Two things make me think our interpretation of China might easily go horribly wrong. One, which you highlight, is that our own obsession with energy transition leads to a totally false interpretation of China’s energy policy, and your article corrects this convincingly. The other may be more controversial here. The Thatcherite revolution led to the total defeat of the idea of state control of the “commanding heights” of the economy. This means that the generation born since the 1970s has no idea what a state planned economy looks like. You may not like state control, but a situation where almost nobody in the West has any experience or understanding of social planning means that we are entirely unable to understand and interpret the policy of China, or India or Russia for that matter.
manicbeancounter
/ 16/01/2018Thanks Geoff for reposting the article at Cliscep.
The model of state control of the commanding heights of the economy is not one that China is pursuing. It is something quite different – and far more ruthless – that produced 10% growth rates for over 20 years, Japan in its most rapid post-war growth phase only managed about 7% growth. Take, for instance, the production of lithium-ion batteries. For a manufacturing economy, it is a good market to get into. Compared to say steel or shipbuilding it is higher value-added production. Having secure supplies of the major raw material means that it can undercut the competition when the spot price peaks, thus gaining market share. I think this is why China now dominates wind turbines (needing the rare earths for the magnets) and solar panels. At the same time, electric cars do not reduce CO2 emissions when 80% of the electric comes from coal, but it does both satisfy the rapidly rising demand for cars whilst constraining choking smog over the cities.
hunter
/ 16/01/2018Great article.
Too bad almost no one is addressing the two elephants in the room:
1, Is there a “global climate change crisis” to be concerned about?

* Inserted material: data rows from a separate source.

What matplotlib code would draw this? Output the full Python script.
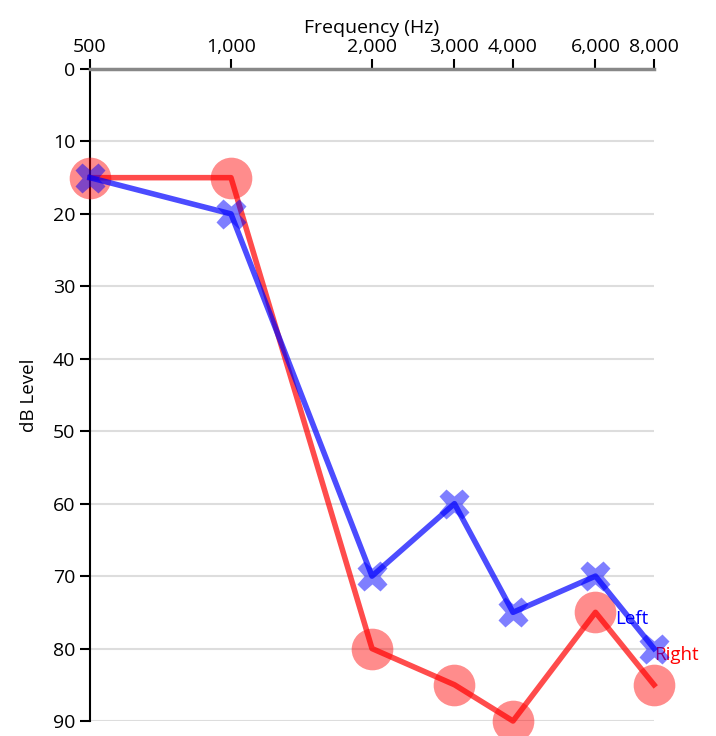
import numpy as np
import matplotlib
matplotlib.use('Agg')
import matplotlib.pyplot as plt
from matplotlib.ticker import FixedLocator, NullLocator

plt.rcParams['font.family'] = ['Open Sans', 'DejaVu Sans']

# Datos del audiograma
freqs = [500, 1000, 2000, 3000, 4000, 6000, 8000]
freq_labels = ['500', '1,000', '2,000', '3,000', '4,000', '6,000', '8,000']
left_db = [15, 20, 70, 60, 75, 70, 80]
right_db = [15, 15, 80, 85, 90, 75, 85]
y_ticks = [0, 10, 20, 30, 40, 50, 60, 70, 80, 90]

fig = plt.figure(figsize=(7.16, 7.36), dpi=100)
ax = fig.add_axes([90/716, 15/736, 564/716, 652/736])

ax.set_xscale('log')
ax.set_xlim(500, 8000)
ax.set_ylim(90, 0)

# grid
for yv in y_ticks[1:]:
    ax.axhline(yv, color='#dddddd', lw=1.5, zorder=0)

# right ear
ax.plot(freqs, right_db, '-', color='red', alpha=0.7, lw=4, zorder=2, clip_on=False)
ax.plot(freqs, right_db, 'o', color='red', alpha=0.45, ms=30, mec='none', zorder=3, clip_on=False)
# left ear
ax.plot(freqs, left_db, '-', color='blue', alpha=0.7, lw=4, zorder=4, clip_on=False)
ax.plot(freqs, left_db, 'X', color='blue', alpha=0.5, ms=22, mec='none', zorder=5, clip_on=False)

ax.annotate('Left', (6000, 75.9), xytext=(14, 0), textcoords='offset points',
            color='blue', fontsize=13.5, va='center', ha='left')
ax.annotate('Right', (8000, 80.9), xytext=(0, 0), textcoords='offset points',
            color='red', fontsize=13.5, va='center', ha='left', annotation_clip=False)

ax.xaxis.set_major_locator(FixedLocator(freqs))
ax.xaxis.set_minor_locator(NullLocator())
ax.set_xticklabels(freq_labels)
ax.xaxis.tick_top()
ax.xaxis.set_label_position('top')
ax.set_xlabel('Frequency (Hz)', fontsize=14, labelpad=4)
ax.set_yticks(y_ticks)
ax.set_ylabel('dB Level', fontsize=13.5, labelpad=11)
ax.tick_params(axis='both', labelsize=14, length=7, width=1.5, color='black', direction='out')
ax.tick_params(axis='x', pad=2)

for s in ['right', 'bottom']:
    ax.spines[s].set_visible(False)
ax.spines['top'].set_color('#888888')
ax.spines['top'].set_linewidth(2.5)
ax.spines['left'].set_color('black')
ax.spines['left'].set_linewidth(1.5)

fig.savefig('out.png', dpi=100)
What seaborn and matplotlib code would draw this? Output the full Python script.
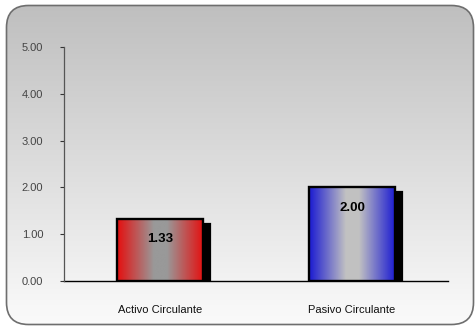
import numpy as np
import matplotlib
matplotlib.use("Agg")
import matplotlib.pyplot as plt
import matplotlib.transforms as mtransforms
from matplotlib.patches import FancyBboxPatch, Rectangle
import seaborn as sns

categories = ["Activo Circulante", "Pasivo Circulante"]
values = [1.33, 2.00]
value_labels = ["1.33", "2.00"]
ytick_values = [0, 1, 2, 3, 4, 5]
ytick_labels = ["0.00", "1.00", "2.00", "3.00", "4.00", "5.00"]
edge_colors = [(0.88, 0.09, 0.09), (0.14, 0.14, 0.82)]
center_colors = [(0.60, 0.60, 0.60), (0.76, 0.76, 0.76)]

sns.set_style("white")
plt.rcParams["font.family"] = ["Liberation Sans", "DejaVu Sans"]

W, H = 475, 328
fig = plt.figure(figsize=(W / 100, H / 100), dpi=100)
fig.patch.set_facecolor("white")

# background rounded gradient panel
bg = fig.add_axes([0, 0, 1, 1], zorder=-1)
bg.set_xlim(0, W)
bg.set_ylim(H, 0)
bg.axis("off")
grad = np.linspace(0.745, 0.985, 256).reshape(-1, 1)
img = bg.imshow(np.dstack([grad, grad, grad]), extent=[0, W, H, 0], aspect="auto", zorder=0)
panel = FancyBboxPatch((6.5, 5.5), 467, 319, boxstyle="round,pad=0,rounding_size=22",
                       facecolor="none", edgecolor="#6e6e6e", linewidth=1.2, zorder=2)
bg.add_patch(panel)
img.set_clip_path(panel)

ax = fig.add_axes([64 / W, 1 - 281 / H, (448 - 64) / W, (281 - 47) / H])
ax.patch.set_alpha(0)

sns.barplot(x=categories, y=values, width=0.45, ax=ax, color="white",
            edgecolor="black", linewidth=1.7, zorder=3)

ax.set_xlim(-0.5, 1.5)
ax.set_ylim(0, 5)

shadow_tr = ax.transData + mtransforms.ScaledTranslation(7 / 100, -5 / 100, fig.dpi_scale_trans)
for i, p in enumerate(ax.patches[:len(values)]):
    x0, y0 = p.get_x(), p.get_y()
    w, h = p.get_width(), p.get_height()
    p.set_facecolor("none")
    p.set_zorder(4)
    sh = Rectangle((x0, y0), w, h, facecolor="black", edgecolor="black",
                   linewidth=1.6, transform=shadow_tr, zorder=2)
    ax.add_patch(sh)
    t = np.linspace(-1, 1, 200)
    f = np.clip((np.abs(t) - 0.15) / 0.8, 0, 1)
    ec = np.array(edge_colors[i])
    cc = np.array(center_colors[i])
    cols = cc[None, :] * (1 - f[:, None]) + ec[None, :] * f[:, None]
    im = ax.imshow(cols[None, :, :], extent=[x0, x0 + w, y0, y0 + h], aspect="auto",
                   interpolation="bilinear", zorder=3)
    im.set_clip_path(p)
    ax.annotate(value_labels[i], xy=(x0 + w / 2, y0 + h), xytext=(0, -14.5),
                textcoords="offset points", ha="center", va="center",
                fontsize=9.5, fontweight="bold", color="black", zorder=5)

ax.set_xlim(-0.5, 1.5)
ax.set_ylim(0, 5)

ax.set_yticks(ytick_values)
ax.set_yticklabels(ytick_labels)
ax.set_xticks([0, 1])
ax.set_xticklabels(categories)
ax.set_xticks([-0.5, 0.5, 1.5], minor=True)
ax.tick_params(axis="x", which="major", length=0, pad=17, labelsize=8, labelcolor="#111111")
ax.tick_params(axis="x", which="minor", length=3, width=0.8, color="#333333", direction="out")
ax.tick_params(axis="y", length=3, width=0.8, color="#333333", direction="out", pad=12,
               labelsize=8, labelcolor="#444444", left=True)
ax.set_xlabel("")
ax.set_ylabel("")

for s in ["top", "right"]:
    ax.spines[s].set_visible(False)
ax.spines["left"].set_color("#555555")
ax.spines["left"].set_linewidth(0.9)
ax.spines["bottom"].set_color("black")
ax.spines["bottom"].set_linewidth(1.0)
ax.spines["bottom"].set_zorder(1)

fig.savefig("out.png", dpi=100)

2, will the proposed menu of so-called “mitigation policies” impact the “clinate crisis” in a positive way?
manicbeancounter
/ 16/01/2018Hunter,
I think that your two points can be put into a single question that is also more all-embracing.

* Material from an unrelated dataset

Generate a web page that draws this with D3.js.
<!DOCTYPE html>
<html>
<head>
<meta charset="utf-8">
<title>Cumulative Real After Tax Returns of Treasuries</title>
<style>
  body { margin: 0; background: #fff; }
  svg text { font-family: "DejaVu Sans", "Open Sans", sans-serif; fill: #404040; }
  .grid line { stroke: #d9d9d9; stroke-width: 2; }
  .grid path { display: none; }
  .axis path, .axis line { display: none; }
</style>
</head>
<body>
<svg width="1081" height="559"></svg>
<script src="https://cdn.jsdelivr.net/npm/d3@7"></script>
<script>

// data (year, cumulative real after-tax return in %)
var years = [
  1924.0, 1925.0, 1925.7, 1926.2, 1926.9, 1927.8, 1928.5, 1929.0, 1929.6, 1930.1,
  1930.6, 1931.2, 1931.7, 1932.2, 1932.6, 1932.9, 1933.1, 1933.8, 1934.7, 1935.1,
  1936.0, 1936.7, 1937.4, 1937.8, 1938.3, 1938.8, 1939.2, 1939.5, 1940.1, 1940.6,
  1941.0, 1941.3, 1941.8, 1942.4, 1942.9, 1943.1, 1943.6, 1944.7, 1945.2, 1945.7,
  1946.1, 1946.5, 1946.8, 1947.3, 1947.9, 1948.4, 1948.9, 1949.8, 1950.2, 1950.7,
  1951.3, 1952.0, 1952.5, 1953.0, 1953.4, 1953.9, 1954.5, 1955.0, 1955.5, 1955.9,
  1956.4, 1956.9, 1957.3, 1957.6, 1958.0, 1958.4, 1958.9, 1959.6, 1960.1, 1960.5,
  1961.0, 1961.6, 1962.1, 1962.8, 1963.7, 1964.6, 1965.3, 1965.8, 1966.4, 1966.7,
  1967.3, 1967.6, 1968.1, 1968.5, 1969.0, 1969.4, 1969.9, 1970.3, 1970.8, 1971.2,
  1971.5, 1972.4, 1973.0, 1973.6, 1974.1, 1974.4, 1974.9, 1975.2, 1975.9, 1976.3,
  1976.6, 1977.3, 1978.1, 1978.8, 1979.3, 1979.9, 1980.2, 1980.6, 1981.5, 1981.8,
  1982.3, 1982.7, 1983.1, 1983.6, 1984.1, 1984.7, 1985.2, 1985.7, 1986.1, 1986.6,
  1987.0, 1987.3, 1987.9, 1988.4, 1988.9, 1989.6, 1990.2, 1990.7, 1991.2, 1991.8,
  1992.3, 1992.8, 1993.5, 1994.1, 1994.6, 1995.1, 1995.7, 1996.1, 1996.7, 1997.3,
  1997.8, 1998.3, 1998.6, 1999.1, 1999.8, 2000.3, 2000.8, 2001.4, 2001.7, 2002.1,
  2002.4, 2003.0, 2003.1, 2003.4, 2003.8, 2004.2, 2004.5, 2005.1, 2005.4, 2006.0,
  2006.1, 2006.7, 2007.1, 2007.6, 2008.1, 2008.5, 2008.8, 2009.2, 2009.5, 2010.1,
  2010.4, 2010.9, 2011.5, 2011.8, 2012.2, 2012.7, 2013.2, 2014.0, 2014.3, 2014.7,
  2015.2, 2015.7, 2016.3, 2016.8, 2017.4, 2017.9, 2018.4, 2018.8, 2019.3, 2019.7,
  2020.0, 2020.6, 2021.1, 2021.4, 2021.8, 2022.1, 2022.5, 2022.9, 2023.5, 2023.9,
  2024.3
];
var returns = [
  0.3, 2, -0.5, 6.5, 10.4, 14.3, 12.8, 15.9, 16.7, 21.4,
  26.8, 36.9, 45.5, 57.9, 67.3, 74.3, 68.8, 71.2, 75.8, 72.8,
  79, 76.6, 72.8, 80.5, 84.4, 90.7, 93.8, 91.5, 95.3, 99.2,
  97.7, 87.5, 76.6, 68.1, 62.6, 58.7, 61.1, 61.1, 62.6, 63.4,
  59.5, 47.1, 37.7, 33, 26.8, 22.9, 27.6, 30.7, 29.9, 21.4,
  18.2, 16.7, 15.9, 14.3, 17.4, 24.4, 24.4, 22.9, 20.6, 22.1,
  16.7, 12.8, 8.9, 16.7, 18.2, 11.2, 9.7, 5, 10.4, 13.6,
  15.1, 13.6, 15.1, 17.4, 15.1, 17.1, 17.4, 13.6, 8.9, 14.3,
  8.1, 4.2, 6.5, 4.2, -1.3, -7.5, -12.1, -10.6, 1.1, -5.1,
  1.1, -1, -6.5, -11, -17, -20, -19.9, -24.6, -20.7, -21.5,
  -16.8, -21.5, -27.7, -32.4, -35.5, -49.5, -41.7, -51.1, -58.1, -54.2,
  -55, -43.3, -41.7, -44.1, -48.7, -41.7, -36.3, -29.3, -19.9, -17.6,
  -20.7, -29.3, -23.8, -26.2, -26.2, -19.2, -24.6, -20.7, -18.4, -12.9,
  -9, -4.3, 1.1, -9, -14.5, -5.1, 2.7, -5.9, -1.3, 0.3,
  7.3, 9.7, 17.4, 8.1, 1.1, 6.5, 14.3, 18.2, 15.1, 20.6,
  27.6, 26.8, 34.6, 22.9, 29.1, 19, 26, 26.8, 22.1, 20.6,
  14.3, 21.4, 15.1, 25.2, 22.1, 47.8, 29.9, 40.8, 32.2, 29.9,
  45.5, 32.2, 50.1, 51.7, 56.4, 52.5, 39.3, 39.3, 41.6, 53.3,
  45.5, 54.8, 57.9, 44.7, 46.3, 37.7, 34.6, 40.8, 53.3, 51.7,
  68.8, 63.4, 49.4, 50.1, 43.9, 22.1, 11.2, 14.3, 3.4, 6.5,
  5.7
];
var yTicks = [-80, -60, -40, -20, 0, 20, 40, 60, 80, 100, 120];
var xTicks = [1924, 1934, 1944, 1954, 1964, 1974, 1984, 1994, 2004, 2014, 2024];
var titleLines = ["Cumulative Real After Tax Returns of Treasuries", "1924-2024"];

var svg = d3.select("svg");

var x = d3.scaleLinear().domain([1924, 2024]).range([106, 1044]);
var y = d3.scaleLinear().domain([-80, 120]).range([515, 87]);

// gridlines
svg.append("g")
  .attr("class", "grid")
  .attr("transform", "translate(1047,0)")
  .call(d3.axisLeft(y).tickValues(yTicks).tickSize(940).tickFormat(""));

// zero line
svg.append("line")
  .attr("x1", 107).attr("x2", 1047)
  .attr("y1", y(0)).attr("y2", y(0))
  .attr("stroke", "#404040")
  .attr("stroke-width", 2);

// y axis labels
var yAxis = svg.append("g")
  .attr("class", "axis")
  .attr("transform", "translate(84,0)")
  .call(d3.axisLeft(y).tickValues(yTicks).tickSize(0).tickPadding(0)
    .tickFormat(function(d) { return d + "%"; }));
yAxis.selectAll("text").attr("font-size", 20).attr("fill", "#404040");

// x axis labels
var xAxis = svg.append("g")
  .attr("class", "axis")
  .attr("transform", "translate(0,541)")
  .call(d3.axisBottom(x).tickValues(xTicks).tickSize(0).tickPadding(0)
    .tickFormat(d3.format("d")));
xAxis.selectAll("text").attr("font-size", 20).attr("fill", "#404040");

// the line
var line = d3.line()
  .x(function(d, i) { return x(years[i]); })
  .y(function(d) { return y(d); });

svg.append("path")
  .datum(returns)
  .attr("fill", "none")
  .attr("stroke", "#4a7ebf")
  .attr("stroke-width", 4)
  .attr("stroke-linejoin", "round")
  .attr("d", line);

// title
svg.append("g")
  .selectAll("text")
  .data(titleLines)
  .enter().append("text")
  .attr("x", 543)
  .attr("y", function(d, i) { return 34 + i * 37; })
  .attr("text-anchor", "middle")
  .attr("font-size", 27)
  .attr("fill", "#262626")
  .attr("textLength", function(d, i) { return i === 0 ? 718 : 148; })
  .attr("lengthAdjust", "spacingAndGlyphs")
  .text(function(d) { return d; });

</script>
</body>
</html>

This can be applied to many areas of policy. For instance, many individuals or small charities over the years have realized that they are unable to solve global poverty. But they have successfully put in place local programs in some of the poorest countries that have made a huge difference to some people’s lives that far outstrips the cost. In terms of climate, suppose there is CAGW on the way, caused by rising GHG emissions. The evidence might not back CAGW, but look at the what-if scenarios. Clearly, reducing global GHG emissions is not possible, as the repeated failures to implement policies testify. But proper scientists will recognize that with finite resources, the best way for them to reduce the catastrophic consequences of warming is to successfully predict roughly when, where and the magnitude of those catastrophes. For instance, one of the easiest should be sea-level rise. They should recognize that IPCC’s best estimate is for up to 85cm by the end of the century. So sea defenses to guard against any rise over the next thirty years only need to be 30cm or less than currently. To say otherwise is to waste money on false alarmism. It is similar to a doctor when diagnosing cancer, failing to reassure a patient who thinks they will die in a few weeks, when it is likely that with treatment they could either be clear, or live for years.
The issue for alarmists is that in defining better the scope of the CAGW issue might find that the catastrophic part is of their collective imagination.